Alirıza Özdemir'in açıklaması şöyle:

ALEVİLİKTE “LOKMA” KAVRAMI

Arapça “lukme” kelimesinden türemiştir. Günlük kullanımda; “Ağza bir defada alınıp götürülen yiyecek parçası” olarak tarif edilen lokma kelimesi, Alevî terminolojinde genellikle kansız kurbanlar için kullanılan özel bir terim hâline gelmiştir.

Din bilimciler, kurbanları kanlı ve kansız kurbanlar olmak üzere iki ana grupta tasnif ederler. Kanlı kurban terimi, söz konusu edilen dinin özelliklerine göre kesilen hayvanları ifade eder. Kansız kurbanlar ise, bunların dışında kalan her türlü yiyecek maddeleri için kullanılır.

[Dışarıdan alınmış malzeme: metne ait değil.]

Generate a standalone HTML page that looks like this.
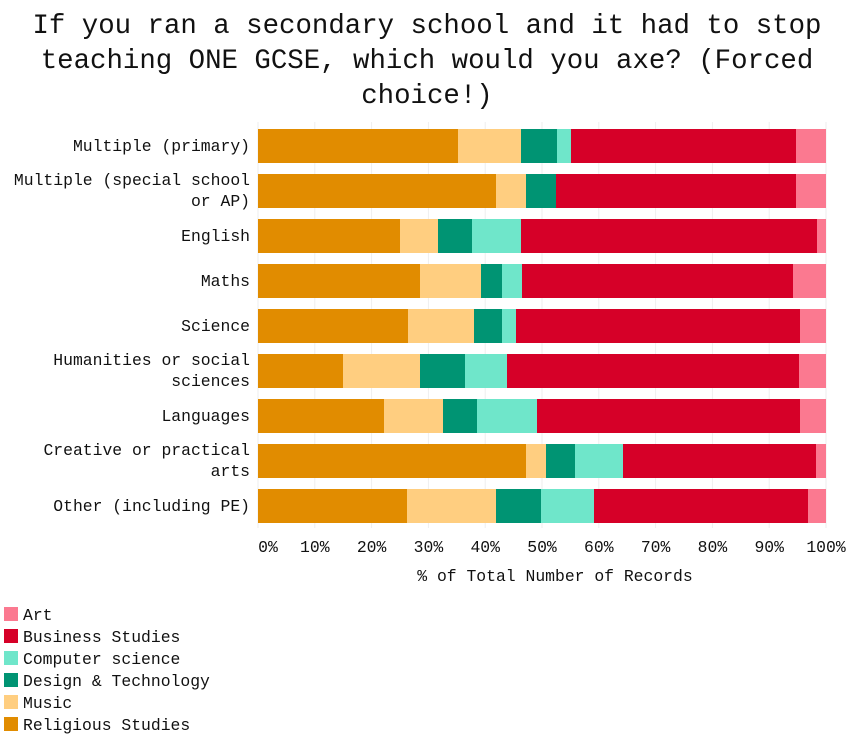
<!DOCTYPE html>
<html><head><meta charset="utf-8"><style>
body{margin:0;background:#fff;}
svg text{font-family:"Liberation Mono",monospace;fill:#111;}
</style></head><body>
<svg width="854" height="735" xmlns="http://www.w3.org/2000/svg">
<g font-size="27.4" text-anchor="middle">
<text x="427" y="33">If you ran a secondary school and it had to stop</text>
<text x="427" y="68">teaching ONE GCSE, which would you axe? (Forced</text>
<text x="427" y="103">choice!)</text>
</g>
<g stroke="#eee" stroke-width="1">
<line x1="258" y1="122" x2="258" y2="528"/><line x1="314.8" y1="122" x2="314.8" y2="528"/>
<line x1="371.6" y1="122" x2="371.6" y2="528"/><line x1="428.4" y1="122" x2="428.4" y2="528"/>
<line x1="485.2" y1="122" x2="485.2" y2="528"/><line x1="542" y1="122" x2="542" y2="528"/>
<line x1="598.8" y1="122" x2="598.8" y2="528"/><line x1="655.6" y1="122" x2="655.6" y2="528"/>
<line x1="712.4" y1="122" x2="712.4" y2="528"/><line x1="769.2" y1="122" x2="769.2" y2="528"/>
<line x1="826" y1="122" x2="826" y2="528"/>
</g>
<g id="bars">
<!-- row: y top, segments -->
<rect x="258" y="129" width="200" height="34" fill="#E18C00"/><rect x="458" y="129" width="63" height="34" fill="#FFCE80"/><rect x="521" y="129" width="36" height="34" fill="#009473"/><rect x="557" y="129" width="14" height="34" fill="#6FE6CA"/><rect x="571" y="129" width="225" height="34" fill="#D60028"/><rect x="796" y="129" width="30" height="34" fill="#FB7990"/>
<rect x="258" y="174" width="238" height="34" fill="#E18C00"/><rect x="496" y="174" width="30" height="34" fill="#FFCE80"/><rect x="526" y="174" width="30" height="34" fill="#009473"/><rect x="556" y="174" width="240" height="34" fill="#D60028"/><rect x="796" y="174" width="30" height="34" fill="#FB7990"/>
<rect x="258" y="219" width="142" height="34" fill="#E18C00"/><rect x="400" y="219" width="38" height="34" fill="#FFCE80"/><rect x="438" y="219" width="34" height="34" fill="#009473"/><rect x="472" y="219" width="49" height="34" fill="#6FE6CA"/><rect x="521" y="219" width="296" height="34" fill="#D60028"/><rect x="817" y="219" width="9" height="34" fill="#FB7990"/>
<rect x="258" y="264" width="162" height="34" fill="#E18C00"/><rect x="420" y="264" width="61" height="34" fill="#FFCE80"/><rect x="481" y="264" width="21" height="34" fill="#009473"/><rect x="502" y="264" width="20" height="34" fill="#6FE6CA"/><rect x="522" y="264" width="271" height="34" fill="#D60028"/><rect x="793" y="264" width="33" height="34" fill="#FB7990"/>
<rect x="258" y="309" width="150" height="34" fill="#E18C00"/><rect x="408" y="309" width="66" height="34" fill="#FFCE80"/><rect x="474" y="309" width="28" height="34" fill="#009473"/><rect x="502" y="309" width="14" height="34" fill="#6FE6CA"/><rect x="516" y="309" width="284" height="34" fill="#D60028"/><rect x="800" y="309" width="26" height="34" fill="#FB7990"/>
<rect x="258" y="354" width="85" height="34" fill="#E18C00"/><rect x="343" y="354" width="77" height="34" fill="#FFCE80"/><rect x="420" y="354" width="45" height="34" fill="#009473"/><rect x="465" y="354" width="42" height="34" fill="#6FE6CA"/><rect x="507" y="354" width="292" height="34" fill="#D60028"/><rect x="799" y="354" width="27" height="34" fill="#FB7990"/>
<rect x="258" y="399" width="126" height="34" fill="#E18C00"/><rect x="384" y="399" width="59" height="34" fill="#FFCE80"/><rect x="443" y="399" width="34" height="34" fill="#009473"/><rect x="477" y="399" width="60" height="34" fill="#6FE6CA"/><rect x="537" y="399" width="263" height="34" fill="#D60028"/><rect x="800" y="399" width="26" height="34" fill="#FB7990"/>
<rect x="258" y="444" width="268" height="34" fill="#E18C00"/><rect x="526" y="444" width="20" height="34" fill="#FFCE80"/><rect x="546" y="444" width="29" height="34" fill="#009473"/><rect x="575" y="444" width="48" height="34" fill="#6FE6CA"/><rect x="623" y="444" width="193" height="34" fill="#D60028"/><rect x="816" y="444" width="10" height="34" fill="#FB7990"/>
<rect x="258" y="489" width="149" height="34" fill="#E18C00"/><rect x="407" y="489" width="89" height="34" fill="#FFCE80"/><rect x="496" y="489" width="45" height="34" fill="#009473"/><rect x="541" y="489" width="53" height="34" fill="#6FE6CA"/><rect x="594" y="489" width="214" height="34" fill="#D60028"/><rect x="808" y="489" width="18" height="34" fill="#FB7990"/>
</g>
<g font-size="16.4" text-anchor="end">
<text x="250" y="151">Multiple (primary)</text>
<text x="250" y="185">Multiple (special school</text>
<text x="250" y="206">or AP)</text>
<text x="250" y="241">English</text>
<text x="250" y="286">Maths</text>
<text x="250" y="331">Science</text>
<text x="250" y="365">Humanities or social</text>
<text x="250" y="386">sciences</text>
<text x="250" y="421">Languages</text>
<text x="250" y="455">Creative or practical</text>
<text x="250" y="476">arts</text>
<text x="250" y="511">Other (including PE)</text>
</g>
<g font-size="16.4" text-anchor="middle">
<text x="268" y="552">0%</text><text x="314.8" y="552">10%</text><text x="371.6" y="552">20%</text><text x="428.4" y="552">30%</text><text x="485.2" y="552">40%</text><text x="542" y="552">50%</text><text x="598.8" y="552">60%</text><text x="655.6" y="552">70%</text><text x="712.4" y="552">80%</text><text x="769.2" y="552">90%</text><text x="826" y="552">100%</text>
<text x="555" y="581">% of Total Number of Records</text>
</g>
<g font-size="16.4">
<rect x="4" y="607" width="14" height="14" fill="#FB7990"/><text x="23" y="620">Art</text>
<rect x="4" y="629" width="14" height="14" fill="#D60028"/><text x="23" y="642">Business Studies</text>
<rect x="4" y="651" width="14" height="14" fill="#6FE6CA"/><text x="23" y="664">Computer science</text>
<rect x="4" y="673" width="14" height="14" fill="#009473"/><text x="23" y="686">Design &amp; Technology</text>
<rect x="4" y="695" width="14" height="14" fill="#FFCE80"/><text x="23" y="708">Music</text>
<rect x="4" y="717" width="14" height="14" fill="#E18C00"/><text x="23" y="730">Religious Studies</text>
</g>
</svg>
</body></html>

Alevîlikte kurban, Allah rızası için kesilen hayvanlar ve bunların eşit şekilde parçalanarak topluma dağıtılması anlamına gelir. Kurban Bayramı’nda ekonomik olarak gücü yeten her Alevî, kurban kesmekle mükelleftir.

Kurban kesmek, Kur’ân-ı Kerîm’in birçok yerinde açıkça emredilmiştir. Mesela Hac Suresi’nin 34. ayetinde şöyle demektedir: 

“Biz, her ümmete -(Kurban kesmeye uygun) hayvan cinsinden kendilerine rızık olarak verdiklerimiz üzerine Allah’ın adını ansınlar diye- kurban kesmeyi gerekli kıldık. İmdi, İlahınız, bir tek İlah’tır. Öyle ise, O’na teslim olun. (Ey Muhammed!) O ihlaslı ve mütevazı insanları müjdele!”

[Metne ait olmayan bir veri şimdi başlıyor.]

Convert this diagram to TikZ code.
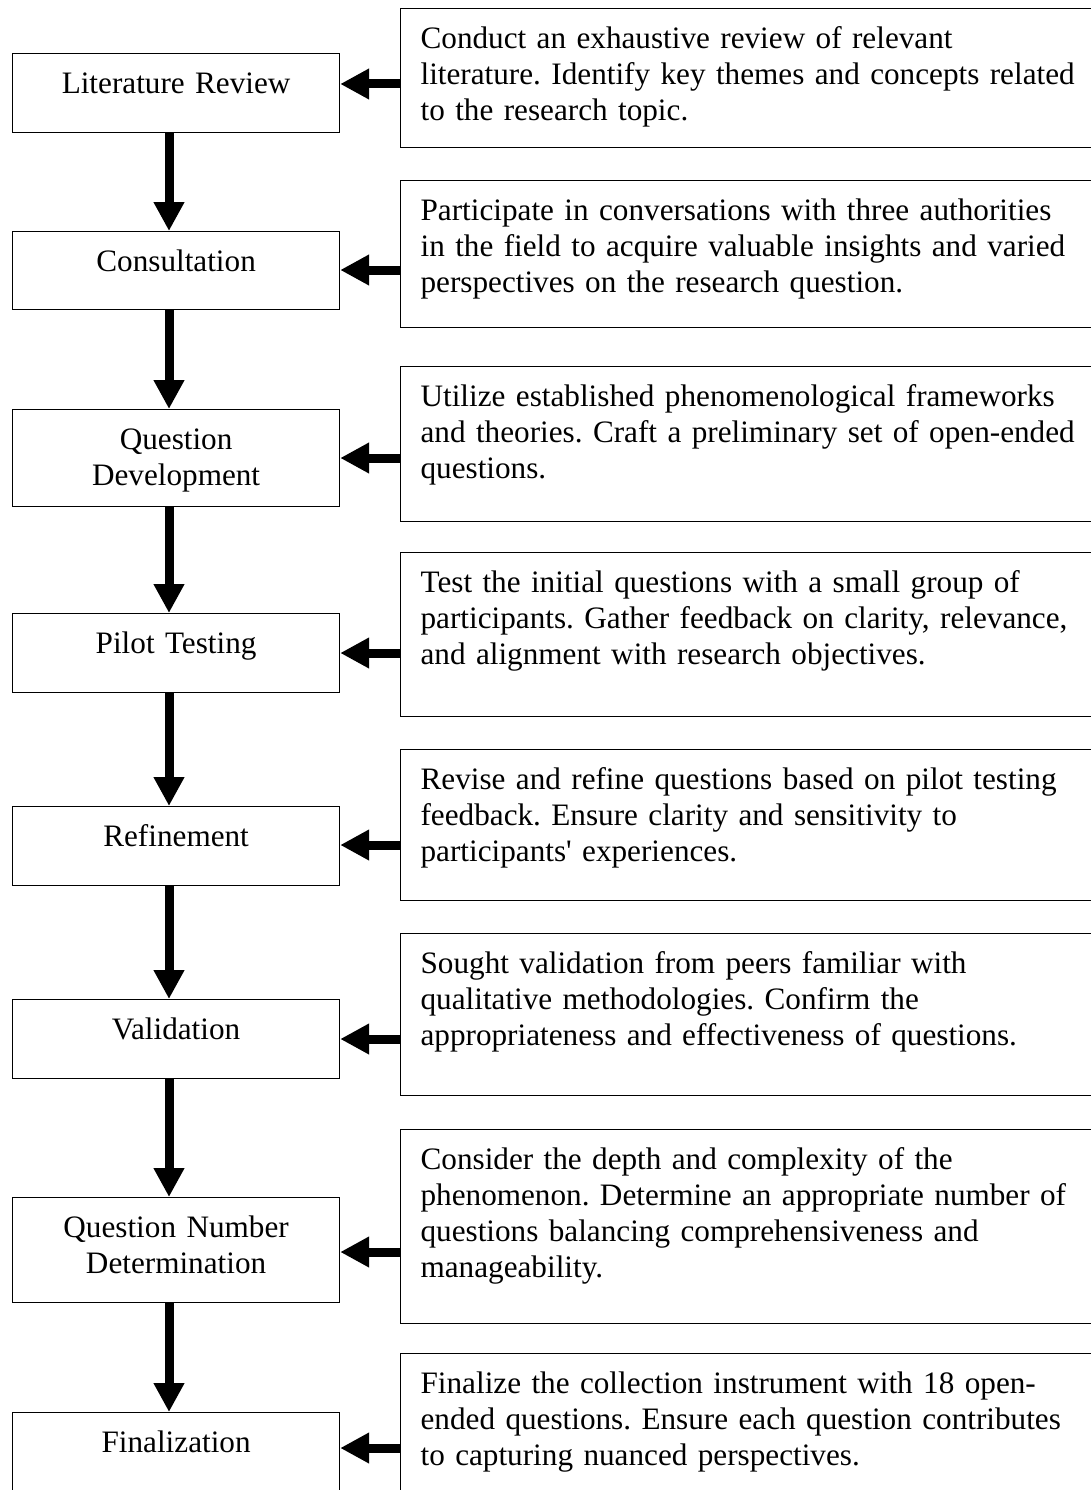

Alevîlikte kurban ibadeti, Hz. İbrahim ile Hz. İsmail arasındaki meşhur kıssaya dayandırılır. Şah Hatâyî kurban ibadeti ile Hz. İsmail arasındaki ilişkiyi şu şekilde ifade etmektedir:
“Kurbanı gönderdi delil
Cebrail önünce gelir
Ben senden cömerdim Halil
Kaldır İsmail’i dedi”

Kurban Bayramı, bütün Alevî toplulukları tarafından kutlanan bayramlardan biridir. Kurban, ibadet niyetiyle bayramın yapıldığı dört günden birinde tığlanır (kesilir), ancak genellikle ilk gün tercih edilir.

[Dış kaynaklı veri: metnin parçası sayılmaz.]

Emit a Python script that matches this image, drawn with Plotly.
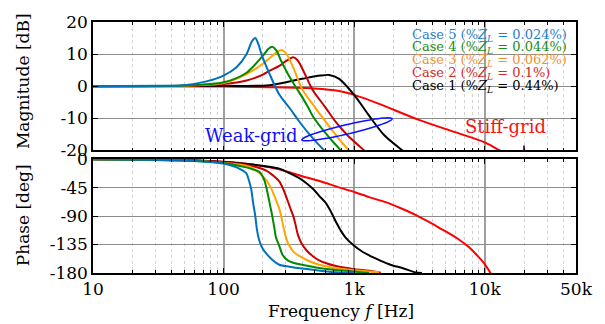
import math
import plotly.graph_objects as go

# ---------------- data ----------------
# Magnitude [dB]
f5_mag = [10, 30, 50, 74, 100, 125, 149, 165, 175, 185, 195, 224, 267, 320, 380, 450, 590, 650]
m5 = [0, 0.1, 0.3, 1.5, 3.3, 5.8, 9.8, 14.0, 15.0, 13.0, 10.0, 4.0, -2.6, -6.8, -11.0, -14.8, -20, -21.5]
f4_mag = [10, 50, 100, 150, 200, 220, 236, 255, 275, 300, 319, 360, 400, 450, 480, 600, 790, 860]
m4 = [0, 0.2, 1.2, 4.2, 9.5, 11.6, 12.3, 11.0, 8.0, 5.0, 3.0, -0.5, -3.4, -7.0, -9.2, -14.5, -20, -21.5]
f3_mag = [10, 50, 100, 150, 200, 250, 276, 300, 340, 403, 500, 608, 750, 916, 1000]
m3 = [0, 0.15, 1.0, 3.8, 7.0, 10.3, 11.3, 10.3, 6.0, -1.2, -6.5, -11.2, -16, -20, -21.5]
f2_mag = [10, 50, 100, 150, 200, 224, 267, 300, 342, 370, 403, 481, 600, 725, 900, 1192, 1300]
m2 = [0, 0.1, 0.7, 1.8, 3.6, 4.8, 6.3, 7.8, 9.0, 8.0, 5.3, -1.2, -6.5, -11.2, -15.5, -20, -21.5]
f1_mag = [10, 100, 224, 400, 550, 644, 768, 1000, 1302, 1694, 2339, 2600]
m1 = [0, 0.1, 0.3, 2.3, 3.3, 3.5, 2.3, -2.7, -9.2, -15.2, -20, -21.5]
fs_mag = [10, 100, 224, 495, 768, 1000, 1553, 3134, 6340, 10000, 13000, 14000]
ms = [0, -0.1, -0.3, -0.7, -1.5, -2.7, -5.5, -10.5, -14.7, -17.5, -20, -20.7]
spike_f = [20000, 20000]
spike_db = [-20, -18.5]

# Phase [deg]
f5_ph = [10, 50, 100, 118, 132, 149, 156, 163, 168, 175, 180, 188, 200, 212, 238, 267, 320, 401, 550, 725, 1000]
p5 = [0, -2, -7, -11, -15, -22, -33, -48, -68, -90, -111, -129, -142, -149, -160, -167, -170, -173, -176.5, -179, -180]
f4_ph = [10, 50, 100, 149, 167, 188, 205, 217, 227, 236, 245, 252, 267, 284, 310, 358, 450, 540, 700, 970, 1300]
p4 = [0, -2, -6, -13, -16, -20, -33, -53, -73, -90, -109, -124, -137, -152, -160, -165, -169, -172, -175, -177.5, -180]
f3_ph = [10, 50, 100, 158, 206, 230, 245, 258, 267, 276, 292, 305, 319, 345, 380, 450, 540, 700, 916, 1553]
p3 = [0, -2, -6, -12, -30, -45, -58, -70, -78, -90, -114, -128, -137, -147, -153, -161, -167, -172, -175, -179]
f2_ph = [10, 50, 100, 149, 212, 240, 267, 290, 306, 325, 342, 357, 370, 395, 431, 480, 540, 620, 725, 1000, 1302, 1600]
p2 = [0, -1.5, -5, -9, -18, -26, -35, -50, -63, -78, -90, -105, -119, -133, -144, -153, -160, -165, -169, -174, -176.5, -179.5]
f1_ph = [10, 50, 100, 160, 224, 267, 319, 380, 431, 490, 540, 600, 644, 690, 725, 790, 860, 1000, 1150, 1302, 1500, 1740, 2000, 2339, 2950, 3300]
p1 = [0, -1, -4.5, -8, -12, -15, -22, -30, -38, -48, -58, -68, -78, -90, -99, -113, -124, -137, -146, -152, -158, -164, -168.5, -172, -179, -180]
fs_ph = [10, 50, 100, 160, 224, 300, 401, 550, 725, 1000, 1300, 1740, 2300, 2950, 3800, 4700, 5500, 6340, 7550, 9000, 10000, 11070, 12000]
ps = [0, -2, -4, -8, -13, -19, -27, -35, -43, -52, -60, -68, -78, -88, -100, -111, -119, -127, -139, -155, -166, -180, -190]

x_tickvals = [10, 100, 1000, 10000, 50000]
x_ticktext = ["10", "100", "1k", "10k", "50k"]
mag_ticks = [20, 10, 0, -10, -20]
mag_text = ["20", "10", "0", "-10", "-20"]
ph_ticks = [0, -45, -90, -135, -180]
ph_text = ["0", "-45", "-90", "-135", "-180"]
minor_vals = [m * 10 ** d for d in range(1, 5) for m in range(2, 10) if m * 10 ** d < 50000]

legend_labels = ["Case 5 (%<i>Z</i><sub><i>L</i></sub> = 0.024%)",
                 "Case 4 (%<i>Z</i><sub><i>L</i></sub> = 0.044%)",
                 "Case 3 (%<i>Z</i><sub><i>L</i></sub> = 0.062%)",
                 "Case 2 (%<i>Z</i><sub><i>L</i></sub> = 0.1%)",
                 "Case 1 (%<i>Z</i><sub><i>L</i></sub> = 0.44%)"]

# ---------------- styling ----------------
C5, C4, C3, C2, C1, CS = "#0072BD", "#008A00", "#FFA500", "#C80000", "#000000", "#FF0000"
TXT = ["#1f80cf", "#1a8c1a", "#f39033", "#d02828", "#000000"]
FONT = "DejaVu Serif"
FS = 0.84   # size factor: DejaVu Serif is wider than Times
W, H = 605, 324
ML, MR, MT, MB = 93, 28, 13, 51
PW, PH = W - ML - MR, H - MT - MB

fig = go.Figure()
mag_series = [(fs_mag, ms, CS), (f1_mag, m1, C1), (f2_mag, m2, C2),
              (f3_mag, m3, C3), (f4_mag, m4, C4), (f5_mag, m5, C5)]
ph_series = [(fs_ph, ps, CS), (f1_ph, p1, C1), (f2_ph, p2, C2),
             (f3_ph, p3, C3), (f4_ph, p4, C4), (f5_ph, p5, C5)]
for fx, v, c in mag_series:
    fig.add_trace(go.Scatter(x=fx, y=v, mode="lines", xaxis="x", yaxis="y",
                             line=dict(color=c, width=2, shape="spline", smoothing=0.8),
                             showlegend=False, hoverinfo="skip"))
fig.add_trace(go.Scatter(x=spike_f, y=spike_db, mode="lines", xaxis="x", yaxis="y",
                         line=dict(color="#8000a0", width=2), showlegend=False))
for fx, v, c in ph_series:
    fig.add_trace(go.Scatter(x=fx, y=v, mode="lines", xaxis="x2", yaxis="y2",
                             line=dict(color=c, width=2, shape="spline", smoothing=0.8),
                             showlegend=False, hoverinfo="skip"))

xcommon = dict(type="log", range=[1, math.log10(50000)], tickmode="array",
               tickvals=x_tickvals, ticktext=x_ticktext,
               showgrid=True, gridcolor="#a0a0a0", gridwidth=2,
               showline=True, linecolor="black", linewidth=1.5, mirror="allticks",
               ticks="inside", ticklen=5, tickcolor="black", zeroline=False,
               minor=dict(tickmode="array", tickvals=minor_vals, ticks="inside", ticklen=3,
                          tickcolor="black", showgrid=True, gridcolor="#d2d2d2",
                          griddash="dot", gridwidth=1),
               tickfont=dict(family=FONT, size=round(20 * FS), color="black"))
ycommon = dict(showgrid=True, gridcolor="#8c8c8c", gridwidth=1, zeroline=False,
               showline=True, linecolor="black", linewidth=1.5, mirror="allticks",
               ticks="inside", ticklen=5, tickcolor="black", tickmode="array",
               tickfont=dict(family=FONT, size=round(20 * FS), color="black"))

fig.update_layout(
    width=W, height=H, margin=dict(l=ML, r=MR, t=MT, b=MB),
    paper_bgcolor="white", plot_bgcolor="white",
    font=dict(family=FONT, color="black"),
    xaxis=dict(xcommon, anchor="y", showticklabels=False, domain=[0, 1]),
    xaxis2=dict(xcommon, anchor="y2", matches="x", domain=[0, 1]),
    yaxis=dict(ycommon, domain=[0.4885, 1], range=[-20, 20],
               tickvals=mag_ticks, ticktext=mag_text, anchor="x"),
    yaxis2=dict(ycommon, domain=[0, 0.4535], range=[-180, 0],
                tickvals=ph_ticks, ticktext=ph_text, anchor="x2"),
)

def px(X):
    return (X - ML) / PW

def py(Y):
    return (H - MB - Y) / PH

ann = []
leg_y = [26.5, 39.8, 53.1, 66.4, 79.7]
for lab, col, yy in zip(legend_labels, TXT, leg_y):
    ann.append(dict(text=lab, x=px(411), y=py(yy), xref="paper", yref="paper",
                    xanchor="left", yanchor="middle", showarrow=False,
                    font=dict(family=FONT, size=round(16 * FS), color=col)))
ann.append(dict(text="Magnitude [dB]", x=px(23), y=py(74), xref="paper", yref="paper",
                textangle=-90, showarrow=False, xanchor="center", yanchor="middle",
                font=dict(family=FONT, size=round(20 * FS), color="black")))
ann.append(dict(text="Phase [deg]", x=px(23), y=py(213), xref="paper", yref="paper",
                textangle=-90, showarrow=False, xanchor="center", yanchor="middle",
                font=dict(family=FONT, size=round(20 * FS), color="black")))
ann.append(dict(text="Frequency <i>f</i> [Hz]", x=px(342), y=py(312), xref="paper", yref="paper",
                showarrow=False, xanchor="center", yanchor="middle",
                font=dict(family=FONT, size=round(20 * FS), color="black")))
ann.append(dict(text="Weak-grid", x=px(252), y=py(131), xref="paper", yref="paper",
                showarrow=False, xanchor="center", yanchor="middle",
                font=dict(family=FONT, size=round(21 * FS), color="#1010ff")))
ann.append(dict(text="Stiff-grid", x=px(506), y=py(121.5), xref="paper", yref="paper",
                showarrow=False, xanchor="center", yanchor="middle",
                font=dict(family=FONT, size=round(21 * FS), color="#ff1010")))
fig.update_layout(annotations=ann)

# Rotated ellipse around the weak-grid curves
cx, cy, a, b = 347.5, 124.2, 46.5, 4.8
th = math.atan2(-21.7, 89.6)
pts = []
for k in range(73):
    t = 2 * math.pi * k / 72
    ex = a * math.cos(t)
    ey = b * math.sin(t)
    X = cx + ex * math.cos(th) - ey * math.sin(th)
    Y = cy + ex * math.sin(th) + ey * math.cos(th)
    pts.append((px(X), py(Y)))
path = "M " + " L ".join(f"{u:.5f},{v:.5f}" for u, v in pts) + " Z"
fig.add_shape(type="path", path=path, xref="paper", yref="paper",
              line=dict(color="#1010ff", width=1.5))

fig.write_html("out.html")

Kurban edilecek hayvanın sağlam, kusursuz, hastalıksız olması gerekir. Kişilerin kendi yetiştirdiği hayvanları kurban etmesi yasak değilse de tercih edilmez.

Kurban kıbleye doğru yatırılarak ve Besmele okuyup tekbir getirilerek kesilir. Kesme işlemi, hızla ve kurbana eziyet etmeyecek şekilde yapılır.

Kurban Bayramı’nda ayrıca aileler birbirini ziyaret ederler, mezarlıklarda vefat edenlerin ruhuna Kur’ân okunur, dualar edilir, lokmalar dağıtılır.

Kurban sadece Kurban Bayramı’nda kesilmez. Kurban her vesile ile kesilebilir. Alevîlikte kurban çeşitleri şu şekildedir:
1- Görgü ceminde kesilen kurban
2- Matem (Aşura) kurbanı
3- Düşkün kaldırma kurbanı
4- Abdal Musa (Birlik) kurbanı
5- Dâr’dan indirme kurbanı
6- Adak kurbanı
7- Hızır ayında kesilen kurban
8- Nevruz Bayramı’nda kesilen kurban
9- Hıdrellezde kesilen kurban

Alevîlikte “lokma” olarak ifade edilen kansız kurbanlar, genellikle herkesin gücü ölçüsünde cem erkânında yani meydana getirdiği et hariç her türden gıda maddesinden oluşur.

Bu gıda maddeleri, daha sonra lokmacı tarafından ceme iştirak edenlere eşit şekilde dağıtılır. “Elimde yok kantar ile terazi. Herkes oldu mu hakkına razı?” diye sorarak herkesten razılık istenir.

Meydana gelen bütün bu gıda maddelerinin her bireye eşit şekilde dağıtılması, hazinede bulunan malları her Müslümana eşit şekilde dağıtan Hz. Ali’nin uygulamasına dayanır.

Kaynaklardan hatırlanacağı üzere Hz. Ali, halife olduğu zaman Beyt-ul Mal’de bulunan paraları bütün Müslümanlar arasında eşit şekilde dağıtmıştı.

Alevî toplumunda kişilerin kişisel gayretleriyle elde ettiği kazançlar hak sahiplerine bırakılmış, kurumsal kazançlar ise topluma eşit şekilde dağıtılmıştır. Cem erkânındaki lokma uygulaması, bu temel ilkeyi sembolize etmektedir.

Pir Sultan şöyle demektedir:
“Erenler lokması nurdur
Lokmaya elini sundur
Pir Sultan’ım doğru yoldur
Ali’m kendi yolu ile”

Ali’ye ve ona uyanlara selam olsun!

Kaynak: Ali Rıza Özdemir, A'den Z'ye Alevilik.